▶ DO THIS
Return the listing below verbatim. Pictures do not belong in the copy.

▶ DATA SEGMENT
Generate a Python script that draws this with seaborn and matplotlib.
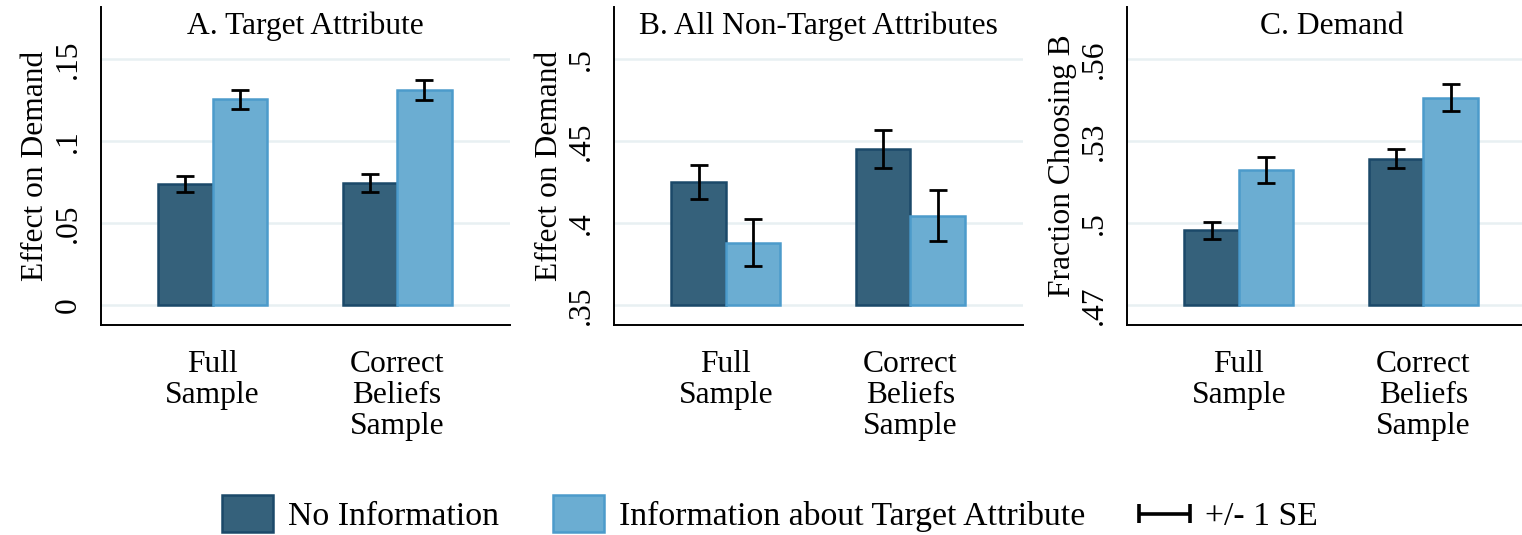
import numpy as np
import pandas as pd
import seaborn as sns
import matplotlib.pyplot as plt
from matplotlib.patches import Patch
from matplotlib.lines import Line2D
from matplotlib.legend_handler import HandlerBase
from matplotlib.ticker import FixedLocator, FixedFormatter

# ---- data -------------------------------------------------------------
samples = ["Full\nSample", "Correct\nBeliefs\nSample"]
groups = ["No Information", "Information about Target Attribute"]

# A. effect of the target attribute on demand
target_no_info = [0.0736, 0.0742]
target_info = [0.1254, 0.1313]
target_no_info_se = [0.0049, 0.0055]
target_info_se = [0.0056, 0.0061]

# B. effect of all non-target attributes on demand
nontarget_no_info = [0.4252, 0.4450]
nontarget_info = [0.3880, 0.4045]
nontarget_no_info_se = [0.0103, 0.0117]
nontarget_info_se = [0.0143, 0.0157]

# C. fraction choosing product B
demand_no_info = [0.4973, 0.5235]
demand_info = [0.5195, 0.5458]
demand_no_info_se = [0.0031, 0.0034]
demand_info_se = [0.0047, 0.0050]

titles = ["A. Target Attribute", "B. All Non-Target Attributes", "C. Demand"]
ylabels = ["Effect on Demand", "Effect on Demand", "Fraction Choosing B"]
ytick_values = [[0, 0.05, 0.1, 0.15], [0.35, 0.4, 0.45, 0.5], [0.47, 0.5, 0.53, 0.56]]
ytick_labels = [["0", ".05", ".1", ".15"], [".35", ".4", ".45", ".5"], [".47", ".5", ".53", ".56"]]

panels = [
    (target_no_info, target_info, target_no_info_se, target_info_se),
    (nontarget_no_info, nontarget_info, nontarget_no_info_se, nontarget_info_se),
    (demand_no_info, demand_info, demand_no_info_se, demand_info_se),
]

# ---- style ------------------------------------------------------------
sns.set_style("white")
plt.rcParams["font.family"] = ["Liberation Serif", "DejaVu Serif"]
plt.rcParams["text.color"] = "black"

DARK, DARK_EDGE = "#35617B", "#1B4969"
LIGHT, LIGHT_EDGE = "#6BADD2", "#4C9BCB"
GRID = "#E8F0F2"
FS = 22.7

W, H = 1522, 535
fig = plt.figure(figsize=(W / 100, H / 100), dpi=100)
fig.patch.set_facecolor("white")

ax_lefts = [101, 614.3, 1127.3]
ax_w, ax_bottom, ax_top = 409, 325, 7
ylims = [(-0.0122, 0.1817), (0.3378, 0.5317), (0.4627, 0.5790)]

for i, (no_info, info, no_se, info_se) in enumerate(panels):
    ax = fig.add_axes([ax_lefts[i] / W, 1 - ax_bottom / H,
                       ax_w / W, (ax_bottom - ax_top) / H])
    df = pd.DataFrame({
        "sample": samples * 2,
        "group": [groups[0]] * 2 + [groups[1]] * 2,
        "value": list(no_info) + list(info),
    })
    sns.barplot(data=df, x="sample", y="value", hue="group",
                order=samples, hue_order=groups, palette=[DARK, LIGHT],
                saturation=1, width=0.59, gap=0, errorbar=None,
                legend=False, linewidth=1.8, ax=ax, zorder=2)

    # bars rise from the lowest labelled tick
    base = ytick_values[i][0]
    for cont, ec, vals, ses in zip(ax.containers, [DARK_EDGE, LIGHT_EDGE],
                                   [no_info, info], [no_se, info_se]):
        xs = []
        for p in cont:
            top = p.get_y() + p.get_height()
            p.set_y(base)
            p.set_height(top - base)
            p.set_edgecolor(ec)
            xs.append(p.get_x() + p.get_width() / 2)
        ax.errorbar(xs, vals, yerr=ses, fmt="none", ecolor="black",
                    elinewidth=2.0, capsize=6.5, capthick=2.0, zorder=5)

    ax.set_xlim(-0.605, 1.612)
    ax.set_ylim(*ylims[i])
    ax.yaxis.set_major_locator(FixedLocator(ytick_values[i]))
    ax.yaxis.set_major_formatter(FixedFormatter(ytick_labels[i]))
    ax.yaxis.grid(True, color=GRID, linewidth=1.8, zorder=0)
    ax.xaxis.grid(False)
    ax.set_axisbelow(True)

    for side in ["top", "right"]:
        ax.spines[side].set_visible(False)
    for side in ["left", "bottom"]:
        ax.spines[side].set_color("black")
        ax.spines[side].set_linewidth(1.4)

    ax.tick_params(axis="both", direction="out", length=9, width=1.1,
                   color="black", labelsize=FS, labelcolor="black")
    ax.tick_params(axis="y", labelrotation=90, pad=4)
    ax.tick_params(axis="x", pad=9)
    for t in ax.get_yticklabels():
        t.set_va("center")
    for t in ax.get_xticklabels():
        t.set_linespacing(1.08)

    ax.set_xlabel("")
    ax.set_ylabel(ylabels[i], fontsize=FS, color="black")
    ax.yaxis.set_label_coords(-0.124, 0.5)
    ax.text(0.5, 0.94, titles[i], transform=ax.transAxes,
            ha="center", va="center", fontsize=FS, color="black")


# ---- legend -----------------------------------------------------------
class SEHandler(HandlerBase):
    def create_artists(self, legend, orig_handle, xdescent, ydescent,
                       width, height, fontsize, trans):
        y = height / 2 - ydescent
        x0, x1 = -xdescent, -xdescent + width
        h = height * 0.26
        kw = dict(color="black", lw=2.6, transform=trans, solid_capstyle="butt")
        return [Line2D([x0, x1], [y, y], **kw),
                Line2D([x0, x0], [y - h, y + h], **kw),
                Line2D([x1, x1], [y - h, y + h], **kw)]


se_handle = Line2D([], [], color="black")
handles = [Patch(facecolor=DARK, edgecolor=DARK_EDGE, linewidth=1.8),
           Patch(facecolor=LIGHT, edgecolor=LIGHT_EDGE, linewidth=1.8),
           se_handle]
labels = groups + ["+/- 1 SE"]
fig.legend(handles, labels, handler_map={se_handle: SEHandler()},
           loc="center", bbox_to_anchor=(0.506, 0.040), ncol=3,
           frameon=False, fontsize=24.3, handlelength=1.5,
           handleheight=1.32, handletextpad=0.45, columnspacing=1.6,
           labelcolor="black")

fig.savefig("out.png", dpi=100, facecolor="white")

▶ SOLUTION TO THIS EXERCISE
Generate a Python script that draws this with seaborn and matplotlib.
import numpy as np
import pandas as pd
import seaborn as sns
import matplotlib.pyplot as plt
from matplotlib.patches import Patch
from matplotlib.lines import Line2D
from matplotlib.legend_handler import HandlerBase
from matplotlib.ticker import FixedLocator, FixedFormatter

# ---- data -------------------------------------------------------------
samples = ["Full\nSample", "Correct\nBeliefs\nSample"]
groups = ["No Information", "Information about Target Attribute"]

# A. effect of the target attribute on demand
target_no_info = [0.0736, 0.0742]
target_info = [0.1254, 0.1313]
target_no_info_se = [0.0049, 0.0055]
target_info_se = [0.0056, 0.0061]

# B. effect of all non-target attributes on demand
nontarget_no_info = [0.4252, 0.4450]
nontarget_info = [0.3880, 0.4045]
nontarget_no_info_se = [0.0103, 0.0117]
nontarget_info_se = [0.0143, 0.0157]

# C. fraction choosing product B
demand_no_info = [0.4973, 0.5235]
demand_info = [0.5195, 0.5458]
demand_no_info_se = [0.0031, 0.0034]
demand_info_se = [0.0047, 0.0050]

titles = ["A. Target Attribute", "B. All Non-Target Attributes", "C. Demand"]
ylabels = ["Effect on Demand", "Effect on Demand", "Fraction Choosing B"]
ytick_values = [[0, 0.05, 0.1, 0.15], [0.35, 0.4, 0.45, 0.5], [0.47, 0.5, 0.53, 0.56]]
ytick_labels = [["0", ".05", ".1", ".15"], [".35", ".4", ".45", ".5"], [".47", ".5", ".53", ".56"]]

panels = [
    (target_no_info, target_info, target_no_info_se, target_info_se),
    (nontarget_no_info, nontarget_info, nontarget_no_info_se, nontarget_info_se),
    (demand_no_info, demand_info, demand_no_info_se, demand_info_se),
]

# ---- style ------------------------------------------------------------
sns.set_style("white")
plt.rcParams["font.family"] = ["Liberation Serif", "DejaVu Serif"]
plt.rcParams["text.color"] = "black"

DARK, DARK_EDGE = "#35617B", "#1B4969"
LIGHT, LIGHT_EDGE = "#6BADD2", "#4C9BCB"
GRID = "#E8F0F2"
FS = 22.7

W, H = 1522, 535
fig = plt.figure(figsize=(W / 100, H / 100), dpi=100)
fig.patch.set_facecolor("white")

ax_lefts = [101, 614.3, 1127.3]
ax_w, ax_bottom, ax_top = 409, 325, 7
ylims = [(-0.0122, 0.1817), (0.3378, 0.5317), (0.4627, 0.5790)]

for i, (no_info, info, no_se, info_se) in enumerate(panels):
    ax = fig.add_axes([ax_lefts[i] / W, 1 - ax_bottom / H,
                       ax_w / W, (ax_bottom - ax_top) / H])
    df = pd.DataFrame({
        "sample": samples * 2,
        "group": [groups[0]] * 2 + [groups[1]] * 2,
        "value": list(no_info) + list(info),
    })
    sns.barplot(data=df, x="sample", y="value", hue="group",
                order=samples, hue_order=groups, palette=[DARK, LIGHT],
                saturation=1, width=0.59, gap=0, errorbar=None,
                legend=False, linewidth=1.8, ax=ax, zorder=2)

    # bars rise from the lowest labelled tick
    base = ytick_values[i][0]
    for cont, ec, vals, ses in zip(ax.containers, [DARK_EDGE, LIGHT_EDGE],
                                   [no_info, info], [no_se, info_se]):
        xs = []
        for p in cont:
            top = p.get_y() + p.get_height()
            p.set_y(base)
            p.set_height(top - base)
            p.set_edgecolor(ec)
            xs.append(p.get_x() + p.get_width() / 2)
        ax.errorbar(xs, vals, yerr=ses, fmt="none", ecolor="black",
                    elinewidth=2.0, capsize=6.5, capthick=2.0, zorder=5)

    ax.set_xlim(-0.605, 1.612)
    ax.set_ylim(*ylims[i])
    ax.yaxis.set_major_locator(FixedLocator(ytick_values[i]))
    ax.yaxis.set_major_formatter(FixedFormatter(ytick_labels[i]))
    ax.yaxis.grid(True, color=GRID, linewidth=1.8, zorder=0)
    ax.xaxis.grid(False)
    ax.set_axisbelow(True)

    for side in ["top", "right"]:
        ax.spines[side].set_visible(False)
    for side in ["left", "bottom"]:
        ax.spines[side].set_color("black")
        ax.spines[side].set_linewidth(1.4)

    ax.tick_params(axis="both", direction="out", length=9, width=1.1,
                   color="black", labelsize=FS, labelcolor="black")
    ax.tick_params(axis="y", labelrotation=90, pad=4)
    ax.tick_params(axis="x", pad=9)
    for t in ax.get_yticklabels():
        t.set_va("center")
    for t in ax.get_xticklabels():
        t.set_linespacing(1.08)

    ax.set_xlabel("")
    ax.set_ylabel(ylabels[i], fontsize=FS, color="black")
    ax.yaxis.set_label_coords(-0.124, 0.5)
    ax.text(0.5, 0.94, titles[i], transform=ax.transAxes,
            ha="center", va="center", fontsize=FS, color="black")


# ---- legend -----------------------------------------------------------
class SEHandler(HandlerBase):
    def create_artists(self, legend, orig_handle, xdescent, ydescent,
                       width, height, fontsize, trans):
        y = height / 2 - ydescent
        x0, x1 = -xdescent, -xdescent + width
        h = height * 0.26
        kw = dict(color="black", lw=2.6, transform=trans, solid_capstyle="butt")
        return [Line2D([x0, x1], [y, y], **kw),
                Line2D([x0, x0], [y - h, y + h], **kw),
                Line2D([x1, x1], [y - h, y + h], **kw)]


se_handle = Line2D([], [], color="black")
handles = [Patch(facecolor=DARK, edgecolor=DARK_EDGE, linewidth=1.8),
           Patch(facecolor=LIGHT, edgecolor=LIGHT_EDGE, linewidth=1.8),
           se_handle]
labels = groups + ["+/- 1 SE"]
fig.legend(handles, labels, handler_map={se_handle: SEHandler()},
           loc="center", bbox_to_anchor=(0.506, 0.040), ncol=3,
           frameon=False, fontsize=24.3, handlelength=1.5,
           handleheight=1.32, handletextpad=0.45, columnspacing=1.6,
           labelcolor="black")

fig.savefig("out.png", dpi=100, facecolor="white")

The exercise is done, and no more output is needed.